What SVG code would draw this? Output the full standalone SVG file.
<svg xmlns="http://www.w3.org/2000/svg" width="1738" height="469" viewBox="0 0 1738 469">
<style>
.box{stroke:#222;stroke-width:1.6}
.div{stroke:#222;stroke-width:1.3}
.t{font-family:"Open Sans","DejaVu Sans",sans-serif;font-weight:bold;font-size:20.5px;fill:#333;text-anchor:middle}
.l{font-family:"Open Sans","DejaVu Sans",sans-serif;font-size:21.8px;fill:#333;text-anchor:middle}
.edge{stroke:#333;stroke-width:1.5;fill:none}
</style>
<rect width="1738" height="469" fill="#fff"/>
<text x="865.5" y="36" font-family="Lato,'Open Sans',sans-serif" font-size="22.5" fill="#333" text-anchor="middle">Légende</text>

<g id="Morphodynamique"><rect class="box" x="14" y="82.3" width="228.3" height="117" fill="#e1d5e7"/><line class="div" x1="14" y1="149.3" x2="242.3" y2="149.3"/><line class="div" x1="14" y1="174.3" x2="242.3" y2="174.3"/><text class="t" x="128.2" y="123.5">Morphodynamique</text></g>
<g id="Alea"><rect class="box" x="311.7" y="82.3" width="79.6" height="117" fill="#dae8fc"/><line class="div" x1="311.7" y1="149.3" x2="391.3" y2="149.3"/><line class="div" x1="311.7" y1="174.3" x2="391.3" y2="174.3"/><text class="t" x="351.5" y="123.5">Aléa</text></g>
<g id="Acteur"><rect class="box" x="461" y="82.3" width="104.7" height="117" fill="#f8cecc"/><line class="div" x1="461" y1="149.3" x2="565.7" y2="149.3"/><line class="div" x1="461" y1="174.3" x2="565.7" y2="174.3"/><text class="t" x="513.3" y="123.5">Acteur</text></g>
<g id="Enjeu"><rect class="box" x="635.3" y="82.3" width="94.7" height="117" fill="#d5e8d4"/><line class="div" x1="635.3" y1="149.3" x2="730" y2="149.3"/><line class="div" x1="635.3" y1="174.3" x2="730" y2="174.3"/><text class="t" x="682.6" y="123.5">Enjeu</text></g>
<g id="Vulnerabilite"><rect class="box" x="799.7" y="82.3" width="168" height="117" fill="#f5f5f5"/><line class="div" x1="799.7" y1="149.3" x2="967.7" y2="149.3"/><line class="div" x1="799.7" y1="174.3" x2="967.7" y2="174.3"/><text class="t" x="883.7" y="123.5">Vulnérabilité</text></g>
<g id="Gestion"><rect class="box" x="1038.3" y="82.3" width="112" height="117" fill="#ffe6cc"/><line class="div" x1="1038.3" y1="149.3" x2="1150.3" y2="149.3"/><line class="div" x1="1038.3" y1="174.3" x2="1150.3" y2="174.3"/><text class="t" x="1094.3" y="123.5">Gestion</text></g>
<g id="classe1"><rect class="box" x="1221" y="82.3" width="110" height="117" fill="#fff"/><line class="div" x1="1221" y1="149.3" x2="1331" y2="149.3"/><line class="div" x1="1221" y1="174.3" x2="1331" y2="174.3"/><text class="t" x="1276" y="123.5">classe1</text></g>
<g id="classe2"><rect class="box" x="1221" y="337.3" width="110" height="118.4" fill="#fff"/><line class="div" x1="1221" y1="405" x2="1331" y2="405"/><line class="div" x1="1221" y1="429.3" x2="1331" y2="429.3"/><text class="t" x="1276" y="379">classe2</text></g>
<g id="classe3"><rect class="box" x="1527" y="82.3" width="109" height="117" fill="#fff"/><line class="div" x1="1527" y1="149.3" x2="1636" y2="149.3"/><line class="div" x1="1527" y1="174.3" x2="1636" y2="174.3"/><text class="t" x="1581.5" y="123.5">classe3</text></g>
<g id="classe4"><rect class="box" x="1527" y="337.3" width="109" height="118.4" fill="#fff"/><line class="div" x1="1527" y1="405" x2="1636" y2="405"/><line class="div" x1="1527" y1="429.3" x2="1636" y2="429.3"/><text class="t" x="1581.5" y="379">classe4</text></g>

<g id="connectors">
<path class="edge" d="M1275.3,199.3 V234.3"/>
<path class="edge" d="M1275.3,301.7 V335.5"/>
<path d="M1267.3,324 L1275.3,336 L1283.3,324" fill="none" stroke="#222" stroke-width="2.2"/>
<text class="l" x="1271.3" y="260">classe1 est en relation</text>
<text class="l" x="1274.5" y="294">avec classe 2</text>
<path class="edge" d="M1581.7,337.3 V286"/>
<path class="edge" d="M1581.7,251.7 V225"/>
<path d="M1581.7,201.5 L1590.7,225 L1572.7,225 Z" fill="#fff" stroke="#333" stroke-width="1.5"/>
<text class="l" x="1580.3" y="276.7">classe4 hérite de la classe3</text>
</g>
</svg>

· · ·

§ **Goal of the exercise**:
Nothing should be left out: repeat all of the data exactly.

§ **Written solution**:
What SVG code would draw this? Output the full standalone SVG file.
<svg xmlns="http://www.w3.org/2000/svg" width="1738" height="469" viewBox="0 0 1738 469">
<style>
.box{stroke:#222;stroke-width:1.6}
.div{stroke:#222;stroke-width:1.3}
.t{font-family:"Open Sans","DejaVu Sans",sans-serif;font-weight:bold;font-size:20.5px;fill:#333;text-anchor:middle}
.l{font-family:"Open Sans","DejaVu Sans",sans-serif;font-size:21.8px;fill:#333;text-anchor:middle}
.edge{stroke:#333;stroke-width:1.5;fill:none}
</style>
<rect width="1738" height="469" fill="#fff"/>
<text x="865.5" y="36" font-family="Lato,'Open Sans',sans-serif" font-size="22.5" fill="#333" text-anchor="middle">Légende</text>

<g id="Morphodynamique"><rect class="box" x="14" y="82.3" width="228.3" height="117" fill="#e1d5e7"/><line class="div" x1="14" y1="149.3" x2="242.3" y2="149.3"/><line class="div" x1="14" y1="174.3" x2="242.3" y2="174.3"/><text class="t" x="128.2" y="123.5">Morphodynamique</text></g>
<g id="Alea"><rect class="box" x="311.7" y="82.3" width="79.6" height="117" fill="#dae8fc"/><line class="div" x1="311.7" y1="149.3" x2="391.3" y2="149.3"/><line class="div" x1="311.7" y1="174.3" x2="391.3" y2="174.3"/><text class="t" x="351.5" y="123.5">Aléa</text></g>
<g id="Acteur"><rect class="box" x="461" y="82.3" width="104.7" height="117" fill="#f8cecc"/><line class="div" x1="461" y1="149.3" x2="565.7" y2="149.3"/><line class="div" x1="461" y1="174.3" x2="565.7" y2="174.3"/><text class="t" x="513.3" y="123.5">Acteur</text></g>
<g id="Enjeu"><rect class="box" x="635.3" y="82.3" width="94.7" height="117" fill="#d5e8d4"/><line class="div" x1="635.3" y1="149.3" x2="730" y2="149.3"/><line class="div" x1="635.3" y1="174.3" x2="730" y2="174.3"/><text class="t" x="682.6" y="123.5">Enjeu</text></g>
<g id="Vulnerabilite"><rect class="box" x="799.7" y="82.3" width="168" height="117" fill="#f5f5f5"/><line class="div" x1="799.7" y1="149.3" x2="967.7" y2="149.3"/><line class="div" x1="799.7" y1="174.3" x2="967.7" y2="174.3"/><text class="t" x="883.7" y="123.5">Vulnérabilité</text></g>
<g id="Gestion"><rect class="box" x="1038.3" y="82.3" width="112" height="117" fill="#ffe6cc"/><line class="div" x1="1038.3" y1="149.3" x2="1150.3" y2="149.3"/><line class="div" x1="1038.3" y1="174.3" x2="1150.3" y2="174.3"/><text class="t" x="1094.3" y="123.5">Gestion</text></g>
<g id="classe1"><rect class="box" x="1221" y="82.3" width="110" height="117" fill="#fff"/><line class="div" x1="1221" y1="149.3" x2="1331" y2="149.3"/><line class="div" x1="1221" y1="174.3" x2="1331" y2="174.3"/><text class="t" x="1276" y="123.5">classe1</text></g>
<g id="classe2"><rect class="box" x="1221" y="337.3" width="110" height="118.4" fill="#fff"/><line class="div" x1="1221" y1="405" x2="1331" y2="405"/><line class="div" x1="1221" y1="429.3" x2="1331" y2="429.3"/><text class="t" x="1276" y="379">classe2</text></g>
<g id="classe3"><rect class="box" x="1527" y="82.3" width="109" height="117" fill="#fff"/><line class="div" x1="1527" y1="149.3" x2="1636" y2="149.3"/><line class="div" x1="1527" y1="174.3" x2="1636" y2="174.3"/><text class="t" x="1581.5" y="123.5">classe3</text></g>
<g id="classe4"><rect class="box" x="1527" y="337.3" width="109" height="118.4" fill="#fff"/><line class="div" x1="1527" y1="405" x2="1636" y2="405"/><line class="div" x1="1527" y1="429.3" x2="1636" y2="429.3"/><text class="t" x="1581.5" y="379">classe4</text></g>

<g id="connectors">
<path class="edge" d="M1275.3,199.3 V234.3"/>
<path class="edge" d="M1275.3,301.7 V335.5"/>
<path d="M1267.3,324 L1275.3,336 L1283.3,324" fill="none" stroke="#222" stroke-width="2.2"/>
<text class="l" x="1271.3" y="260">classe1 est en relation</text>
<text class="l" x="1274.5" y="294">avec classe 2</text>
<path class="edge" d="M1581.7,337.3 V286"/>
<path class="edge" d="M1581.7,251.7 V225"/>
<path d="M1581.7,201.5 L1590.7,225 L1572.7,225 Z" fill="#fff" stroke="#333" stroke-width="1.5"/>
<text class="l" x="1580.3" y="276.7">classe4 hérite de la classe3</text>
</g>
</svg>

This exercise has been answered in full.